OUTROS DESTAQUES DE 2024

Na segunda edição de seu Programa Público, o MUPA também recebeu a apresentação da obra audiovisual O Peixe, de Jonathas de Andrade, que participou ainda de uma mesa redonda. Em entrevista à arte!brasileiros, Andrade afirma que O Peixe fala sobretudo das relações interespécies, e de como nos como nós, seres dominantes neste planeta, fazemos uso da natureza de forma irresponsável e despudorada.
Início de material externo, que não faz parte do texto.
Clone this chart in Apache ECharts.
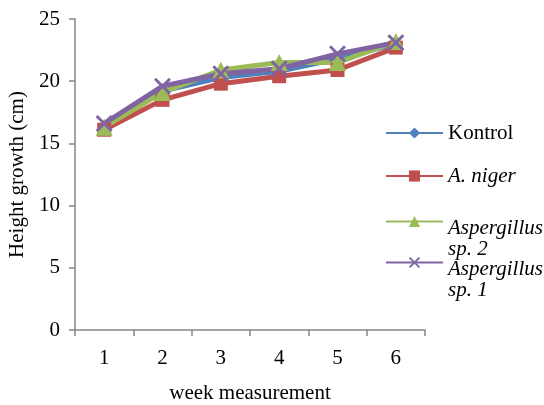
<!DOCTYPE html>
<html><head><meta charset="utf-8">
<script src="https://cdn.jsdelivr.net/npm/echarts@6/dist/echarts.min.js"></script>
<style>html,body{margin:0;padding:0;background:#fff}#c{width:544px;height:405px}</style>
</head><body><div id="c"></div>
<script>
const weeks = ['1','2','3','4','5','6'];
const kontrol = [16.5, 19.2, 20.3, 20.8, 21.8, 23.0];
const aNiger = [16.1, 18.5, 19.8, 20.4, 20.9, 22.7];
const aspSp2 = [16.3, 19.1, 20.9, 21.5, 21.5, 23.2];
const aspSp1 = [16.6, 19.6, 20.6, 21.0, 22.2, 23.1];
const seriesNames = ['Kontrol', 'A. niger', 'Aspergillus\nsp. 2', 'Aspergillus\nsp. 1'];

const font = "Liberation Serif";
const fs = 21;
const xPath = 'path://M0,1.2L1.2,0L5,3.8L8.8,0L10,1.2L6.2,5L10,8.8L8.8,10L5,6.2L1.2,10L0,8.8L3.8,5Z';
const defs = [
  {name: seriesNames[0], data: kontrol, color: '#4F81BD', symbol: 'diamond', size: 9},
  {name: seriesNames[1], data: aNiger, color: '#C0504D', symbol: 'rect', size: 14},
  {name: seriesNames[2], data: aspSp2, color: '#9BBB59', symbol: 'triangle', size: 17},
  {name: seriesNames[3], data: aspSp1, color: '#8064A2', symbol: xPath, size: 17}
];
const legendTops = [122, 165, 183, 224];
const legends = defs.map((d, i) => {
  const multi = d.name.indexOf('\n') >= 0;
  return {
    data: [d.name],
    left: 385,
    top: legendTops[i],
    orient: 'vertical',
    itemWidth: 57,
    itemHeight: 14,
    itemGap: 5,
    padding: 0,
    formatter: multi ? (n => '{b| }\n{a|' + n.split('\n').join('}\n{a|') + '}') : null,
    textStyle: {
      fontFamily: font, fontSize: fs, color: '#000',
      fontStyle: i === 0 ? 'normal' : 'italic',
      lineHeight: 22,
      rich: {
        a: {fontFamily: font, fontSize: fs, fontStyle: 'italic', lineHeight: 21, color: '#000'},
        b: {fontSize: 2, lineHeight: 35}
      }
    }
  };
});

const option = {
  animation: false,
  backgroundColor: '#fff',
  textStyle: {fontFamily: font},
  grid: {left: 75, right: 119, top: 19, bottom: 75, containLabel: false, outerBoundsMode: 'none'},
  legend: legends,
  xAxis: {
    type: 'category', data: weeks, boundaryGap: true,
    name: 'week measurement', nameLocation: 'middle', nameGap: 53,
    nameTextStyle: {fontFamily: font, fontSize: fs, color: '#000'},
    axisLine: {lineStyle: {color: '#868686', width: 1.5}},
    axisTick: {show: true, inside: false, length: 6, lineStyle: {color: '#868686', width: 1.5}},
    axisLabel: {fontFamily: font, fontSize: fs, color: '#000', margin: 18}
  },
  yAxis: {
    type: 'value', min: 0, max: 25, interval: 5,
    name: 'Height growth (cm)', nameLocation: 'middle', nameGap: 44,
    nameTextStyle: {fontFamily: font, fontSize: fs, color: '#000'},
    axisLine: {show: true, lineStyle: {color: '#868686', width: 1.5}},
    axisTick: {show: true, length: 6, lineStyle: {color: '#868686', width: 1.5}},
    splitLine: {show: false},
    axisLabel: {fontFamily: font, fontSize: fs, color: '#000', margin: 15}
  },
  series: defs.map(d => ({
    type: 'line', name: d.name, data: d.data,
    symbol: d.symbol, symbolSize: d.size,
    lineStyle: {color: d.color, width: 5},
    itemStyle: {color: d.color},
    showAllSymbol: true
  }))
};
const chart = echarts.init(document.getElementById('c'), null, {renderer: 'canvas'});
chart.setOption(option);
</script></body></html>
“Como se não houvesse amanhã. Esse xeque-mate vem se intensificando mais e mais nos últimos anos, em tantos e tantos sinais como as chuvas torrenciais, o aquecimento global etc. Esses desastres tem relação direta com as politicas que afrouxam a proteção às florestas e a seus povos, e liberam o desmatamento e criação de pastos sem fim”, diz.

Andrade ressalta que eventos como estes do MUPA são oportunidades fundamentais de cultivar conversas em torno da arte, promover encontros entre artistas e com o público. “Eu não vinha a Curitiba há muitos anos e acho que esse tipo de intercâmbio fora do eixo SP e Rio é crucial para que tenhamos uma rede nacional mais diversificada e descentralizada”, afirma. “Aprendo muito com trocas como essa, com os comentários e perguntas da plateia. Sem dúvida me levam a maturar meus próximos passos e projetos.”
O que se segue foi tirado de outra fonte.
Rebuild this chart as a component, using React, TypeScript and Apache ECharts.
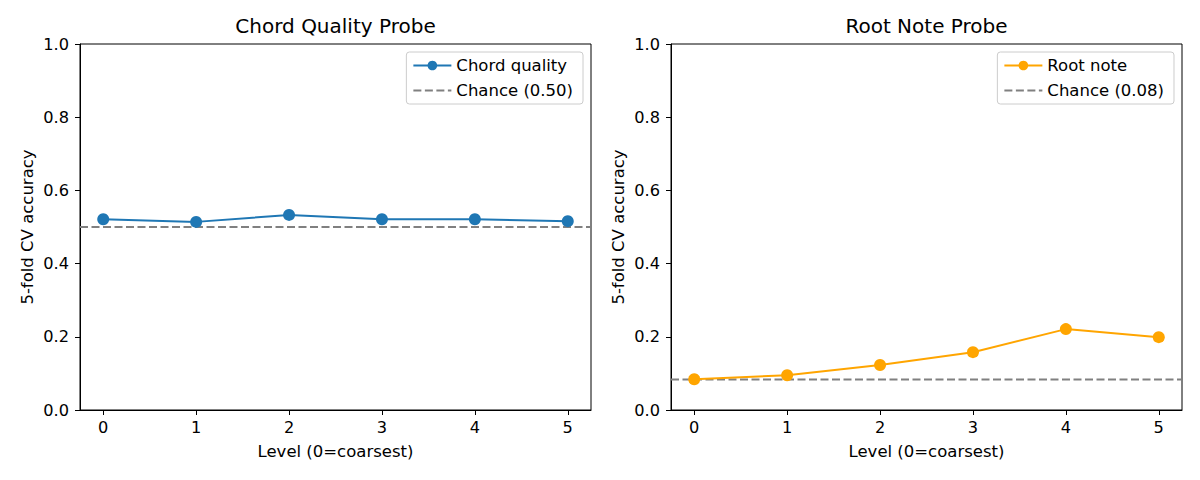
import React, { useEffect, useRef } from "react";
import * as echarts from "echarts";

const levels = [0, 1, 2, 3, 4, 5];
const chordQuality = [0.521, 0.514, 0.533, 0.521, 0.521, 0.516];
const rootNote = [0.084, 0.095, 0.123, 0.158, 0.221, 0.199];
const chanceChord = 0.5;
const chanceRoot = 1 / 12;
const yTicks = [0, 0.2, 0.4, 0.6, 0.8, 1.0];
const titles = ["Chord Quality Probe", "Root Note Probe"];
const seriesNames = ["Chord quality", "Root note"];
const chanceNames = ["Chance (0.50)", "Chance (0.08)"];

const FONT = "DejaVu Sans";

export default function App() {
  const ref = useRef<HTMLDivElement>(null);
  useEffect(() => {
    if (!ref.current) return;
    const chart = echarts.init(ref.current, undefined, { renderer: "svg" });
    const gridLefts = [80, 671];
    const gw = 511;
    const gtop = 44;
    const gh = 366;
    const xMin = -0.25;
    const xMax = 5.25;
    const colors = ["#1f77b4", "#ffa500"];
    const values = [chordQuality, rootNote];
    const chances = [chanceChord, chanceRoot];

    const grid = gridLefts.map((l) => ({
      left: l,
      top: gtop,
      width: gw,
      height: gh,
      show: true,
      borderColor: "#000",
      borderWidth: 1,
      backgroundColor: "transparent",
    }));

    const xAxis = gridLefts.map((_, i) => ({
      type: "value",
      gridIndex: i,
      min: xMin,
      max: xMax,
      name: "Level (0=coarsest)",
      nameLocation: "middle",
      nameGap: 33,
      nameTextStyle: { fontFamily: FONT, fontSize: 16.5, color: "#000" },
      axisLine: { show: true, onZero: false, lineStyle: { color: "#000", width: 1 } },
      axisTick: {
        show: true,
        length: 5,
        inside: false,
        customValues: levels,
        lineStyle: { color: "#000" },
      },
      axisLabel: {
        customValues: levels,
        margin: 9,
        fontFamily: FONT,
        fontSize: 16.2,
        color: "#000",
        formatter: (v: number) => String(v),
      },
      splitLine: { show: false },
    }));

    const yAxis = gridLefts.map((_, i) => ({
      type: "value",
      gridIndex: i,
      min: 0,
      max: 1,
      interval: 0.2,
      name: "5-fold CV accuracy",
      nameLocation: "middle",
      nameGap: 44,
      nameRotate: 90,
      nameTextStyle: { fontFamily: FONT, fontSize: 16.5, color: "#000" },
      axisLine: { show: true, onZero: false, lineStyle: { color: "#000", width: 1 } },
      axisTick: {
        show: true,
        length: 5,
        inside: false,
        customValues: yTicks,
        lineStyle: { color: "#000" },
      },
      axisLabel: {
        customValues: yTicks,
        margin: 11,
        fontFamily: FONT,
        fontSize: 16.2,
        color: "#000",
        formatter: (v: number) => v.toFixed(1),
      },
      splitLine: { show: false },
    }));

    const series: any[] = [];
    gridLefts.forEach((_, i) => {
      series.push({
        name: seriesNames[i],
        type: "line",
        xAxisIndex: i,
        yAxisIndex: i,
        data: levels.map((x, k) => [x, values[i][k]]),
        symbol: "circle",
        symbolSize: 12,
        lineStyle: { color: colors[i], width: 2 },
        itemStyle: { color: colors[i] },
        z: 3,
      });
      series.push({
        name: chanceNames[i],
        type: "line",
        xAxisIndex: i,
        yAxisIndex: i,
        data: [
          [xMin, chances[i]],
          [xMax, chances[i]],
        ],
        symbol: "none",
        lineStyle: { color: "#808080", width: 2, type: [8, 3.5] },
        itemStyle: { color: "#808080" },
        z: 2,
      });
    });

    const legend = gridLefts.map((l, i) => ({
      data: [
        { name: seriesNames[i] },
        { name: chanceNames[i], itemStyle: { opacity: 0 } },
      ],
      orient: "vertical",
      right: 1200 - (l + gw) + 8,
      top: 52,
      itemWidth: 38,
      itemHeight: 12,
      itemGap: 8,
      padding: [5, 10, 5, 6],
      backgroundColor: "rgba(255,255,255,0.8)",
      borderColor: "#cccccc",
      borderWidth: 1,
      borderRadius: 3,
      textStyle: { fontFamily: FONT, fontSize: 16.5, color: "#000" },
      selectedMode: false,
    }));

    const title = gridLefts.map((l, i) => ({
      text: titles[i],
      left: l + gw / 2,
      top: 16,
      padding: 0,
      textAlign: "center",
      textStyle: {
        fontFamily: FONT,
        fontSize: 20,
        fontWeight: "normal",
        color: "#000",
      },
    }));

    chart.setOption({
      animation: false,
      backgroundColor: "#fff",
      title,
      legend,
      grid,
      xAxis,
      yAxis,
      series,
    });
    return () => chart.dispose();
  }, []);
  return (
    <div
      ref={ref}
      style={{ position: "fixed", left: 0, top: 0, width: 1200, height: 480 }}
    />
  );
}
Outro destaque do projeto nesta segunda edição foi a exposição Lenora de Barros: Fogo no Olho. No dia da inauguração, houve também uma mesa redonda com Lenora, Pollyana Quintella (online) e mediação de Bruna Grinsztejn. Em entrevista à arte!brasileiros, Lenora afirma que foi “uma surpresa maravilhosa”, que ficou “encantada” com o MUPA e o trabalho que a instituição vem realizando por meio do diálogo entre o acervo do museu e a arte contemporânea.

“Pena que foram só dias, tenho planos de voltar logo”, afirma. “Fiquei surpresa, no melhor dos sentidos, com a participação das pessoas, muito interessadas, fazendo perguntas estimulantes. Também me chamou a atenção o grande número de atividades e as publicações muito bonitas. Enfim, tudo impecável”.